Written instruction: In your copy, leave out the pictures; write out all the data exactly.

-- Material start --

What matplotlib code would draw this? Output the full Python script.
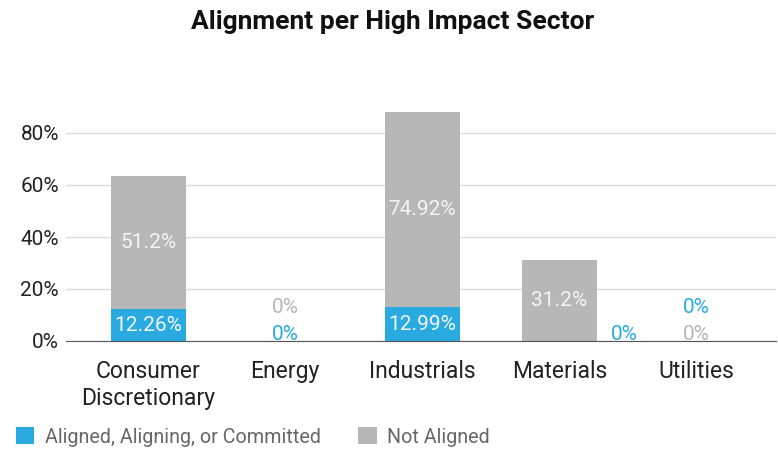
import matplotlib.pyplot as plt
import numpy as np

plt.rcParams['font.family'] = ['Roboto', 'DejaVu Sans']

# data
sectors = ["Consumer\nDiscretionary", "Energy", "Industrials", "Materials", "Utilities"]
aligned = [12.26, 0, 12.99, 0, 0]
not_aligned = [51.2, 0, 74.92, 31.2, 0]
y_ticks = [0, 20, 40, 60, 80]

blue = "#29abe2"
grey = "#b7b7b7"

fig = plt.figure(figsize=(7.78, 4.49), dpi=100)
ax = fig.add_axes([66 / 778, 1 - 341 / 449, 710 / 778, 260 / 449])

x = np.arange(len(sectors))
ax.bar(x, aligned, width=0.55, color=blue, label="Aligned, Aligning, or Committed", zorder=3)
ax.bar(x, not_aligned, width=0.55, bottom=aligned, color=grey, label="Not Aligned", zorder=3)

ax.set_xlim(-0.6, 4.58)
ax.set_ylim(0, 100)
ax.set_yticks(y_ticks)
ax.set_yticklabels([f"{t}%" for t in y_ticks], fontsize=15, color="#222222")
ax.set_xticks(x)
ax.set_xticklabels(sectors, fontsize=16.5, color="#222222", linespacing=1.2)
ax.tick_params(length=0)
ax.tick_params(axis="y", pad=5)
ax.tick_params(axis="x", pad=14)
ax.grid(axis="y", color="#dddddd", linewidth=1, zorder=0)
for s in ["top", "right", "left"]:
    ax.spines[s].set_visible(False)
ax.spines["bottom"].set_color("#555555")
ax.spines["bottom"].set_zorder(4)

# bar labels
for i in range(len(sectors)):
    a, n = aligned[i], not_aligned[i]
    if a > 0:
        ax.text(i, a / 2, f"{a:g}%", ha="center", va="center", color="#f4f4f4", fontsize=15, zorder=5)
    if n > 0:
        ax.text(i, a + n / 2, f"{n:g}%", ha="center", va="center", color="#f4f4f4", fontsize=15, zorder=5)

# zero labels sit beside / above the baseline
ax.text(1, 12.7, f"{not_aligned[1]:g}%", ha="center", va="center", color=grey, fontsize=15)
ax.text(1, 2.6, f"{aligned[1]:g}%", ha="center", va="center", color=blue, fontsize=15)
ax.text(3.47, 2.6, f"{aligned[3]:g}%", ha="center", va="center", color=blue, fontsize=15)
ax.text(4, 12.7, f"{aligned[4]:g}%", ha="center", va="center", color=blue, fontsize=15)
ax.text(4, 2.6, f"{not_aligned[4]:g}%", ha="center", va="center", color=grey, fontsize=15)

fig.text(393 / 778, 1 - 22 / 449, "Alignment per High Impact Sector", ha="center", va="center",
         fontsize=19, fontweight="bold", color="#111111")

leg = fig.legend(loc="center left", bbox_to_anchor=(-2 / 778, 1 - 437 / 449), ncol=2, frameon=False,
                 fontsize=14.2, handlelength=0.95, handleheight=0.95, columnspacing=1.85, handletextpad=0.55)
for t in leg.get_texts():
    t.set_color("#666666")

fig.savefig("out.png", dpi=100)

-- Material end --

Completed task:
What matplotlib code would draw this? Output the full Python script.
import matplotlib.pyplot as plt
import numpy as np

plt.rcParams['font.family'] = ['Roboto', 'DejaVu Sans']

# data
sectors = ["Consumer\nDiscretionary", "Energy", "Industrials", "Materials", "Utilities"]
aligned = [12.26, 0, 12.99, 0, 0]
not_aligned = [51.2, 0, 74.92, 31.2, 0]
y_ticks = [0, 20, 40, 60, 80]

blue = "#29abe2"
grey = "#b7b7b7"

fig = plt.figure(figsize=(7.78, 4.49), dpi=100)
ax = fig.add_axes([66 / 778, 1 - 341 / 449, 710 / 778, 260 / 449])

x = np.arange(len(sectors))
ax.bar(x, aligned, width=0.55, color=blue, label="Aligned, Aligning, or Committed", zorder=3)
ax.bar(x, not_aligned, width=0.55, bottom=aligned, color=grey, label="Not Aligned", zorder=3)

ax.set_xlim(-0.6, 4.58)
ax.set_ylim(0, 100)
ax.set_yticks(y_ticks)
ax.set_yticklabels([f"{t}%" for t in y_ticks], fontsize=15, color="#222222")
ax.set_xticks(x)
ax.set_xticklabels(sectors, fontsize=16.5, color="#222222", linespacing=1.2)
ax.tick_params(length=0)
ax.tick_params(axis="y", pad=5)
ax.tick_params(axis="x", pad=14)
ax.grid(axis="y", color="#dddddd", linewidth=1, zorder=0)
for s in ["top", "right", "left"]:
    ax.spines[s].set_visible(False)
ax.spines["bottom"].set_color("#555555")
ax.spines["bottom"].set_zorder(4)

# bar labels
for i in range(len(sectors)):
    a, n = aligned[i], not_aligned[i]
    if a > 0:
        ax.text(i, a / 2, f"{a:g}%", ha="center", va="center", color="#f4f4f4", fontsize=15, zorder=5)
    if n > 0:
        ax.text(i, a + n / 2, f"{n:g}%", ha="center", va="center", color="#f4f4f4", fontsize=15, zorder=5)

# zero labels sit beside / above the baseline
ax.text(1, 12.7, f"{not_aligned[1]:g}%", ha="center", va="center", color=grey, fontsize=15)
ax.text(1, 2.6, f"{aligned[1]:g}%", ha="center", va="center", color=blue, fontsize=15)
ax.text(3.47, 2.6, f"{aligned[3]:g}%", ha="center", va="center", color=blue, fontsize=15)
ax.text(4, 12.7, f"{aligned[4]:g}%", ha="center", va="center", color=blue, fontsize=15)
ax.text(4, 2.6, f"{not_aligned[4]:g}%", ha="center", va="center", color=grey, fontsize=15)

fig.text(393 / 778, 1 - 22 / 449, "Alignment per High Impact Sector", ha="center", va="center",
         fontsize=19, fontweight="bold", color="#111111")

leg = fig.legend(loc="center left", bbox_to_anchor=(-2 / 778, 1 - 437 / 449), ncol=2, frameon=False,
                 fontsize=14.2, handlelength=0.95, handleheight=0.95, columnspacing=1.85, handletextpad=0.55)
for t in leg.get_texts():
    t.set_color("#666666")

fig.savefig("out.png", dpi=100)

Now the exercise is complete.